In a statement sent to The Malay Mail Online, the US-based Jewish non-governmental organisation said Bung Moktar’s adulatory tweet about the dead Nazi leader and others like it on social media during the football tournament were the “anathema to the values of sportsmanship”.
“The Nazi references on social media in response to Germany’s victory are insulting to the German team and demeaning to Holocaust survivors and victims,” said ADL national director Abraham H. Foxman, who is described as a Holocaust survivor.
“These tweets falsely and irresponsibly identify current, democratic Germany with the horrific past of the country, which the present German government and people have denounced and rejected. Germany has done so much to atone for its past, and to have this happen now is terribly hurtful.”
Foxman added that Bung Moktar and others invoking the name of Hitler or making reference to the Holocaust clearly know something of history, but are “tone deaf” of the significance to both the Jewish people and to Germany.
In the euphoria following Germany’s thrashing of Brazil during the World Cup semi-finals on Wednesday, Bung Moktar tweeted a salute to Hitler and drew a flurry of criticism from other Twitter users.
“Well done… Bravo… Long live Hitler…” the federal lawmaker posted on the microblogging site via the Twitter handle @MyKinabatangan.
Germany’s ambassador to Malaysia Holger Michael had objected to Bung’s salute of Hitler in his praise for the country’s performance in the World Cup, saying the comparison was “unacceptable”.
Bung Moktar retorted by saying that the envoy “doesn’t get it”.
Yesterday, he apologised after Prime Minister Datuk Seri Najib Razak said the Sabah lawmaker would do so, but Bung Moktar’s parting shot of “LONG LIVE BUNG” appended to his “SINCEREST APOLOGY” as well as repartees with critics later raised doubts about his genuineness.
Najib earlier said that Bung Moktar’s comments were unacceptable and wrong.
“He does not speak for Malaysia, or for ordinary Malaysians, who understand Europe’s tragic past, and respect its modern unity,” the PM said.
In May, an ADL survey found that nearly two in three Malaysians admitted to anti-Semitic tendencies, outstripping the global average of 24 per cent as well as the 22 per cent across the rest of Asia.
Malaysia is also 19th in a list of 102 countries, coming in behind the most fiercely anti-Semitic countries from the Middle East and North Africa (MENA).
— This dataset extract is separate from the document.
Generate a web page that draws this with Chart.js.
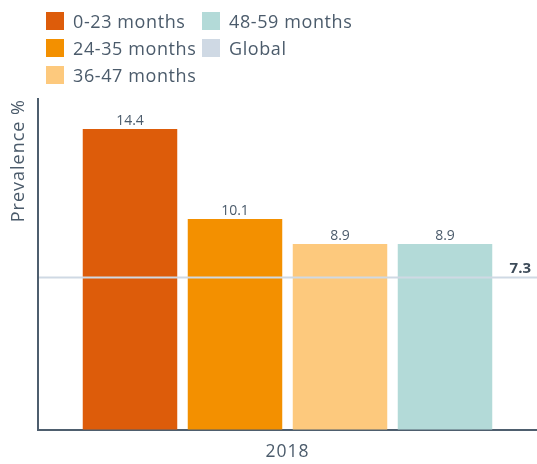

It is also the Asian country that is most prejudiced against the Jewish people.
The country’s bias is rooted in the government’s overt support for Palestinians in the conflict, which in turn has encouraged local politicians to use the issue as a platform to appeal to the Malay-Muslim electorate.
Austrian-born Hitler was the leader of Nazi Germany between 1934 and 1945, and was at the centre of World War II. He was also behind the Holocaust, the mass extermination and execution of millions of European Jews in concentration camps.
The ADL describes itself as an organisation founded in 1913 “to stop the defamation of the Jewish people and to secure justice and fair treatment to all.”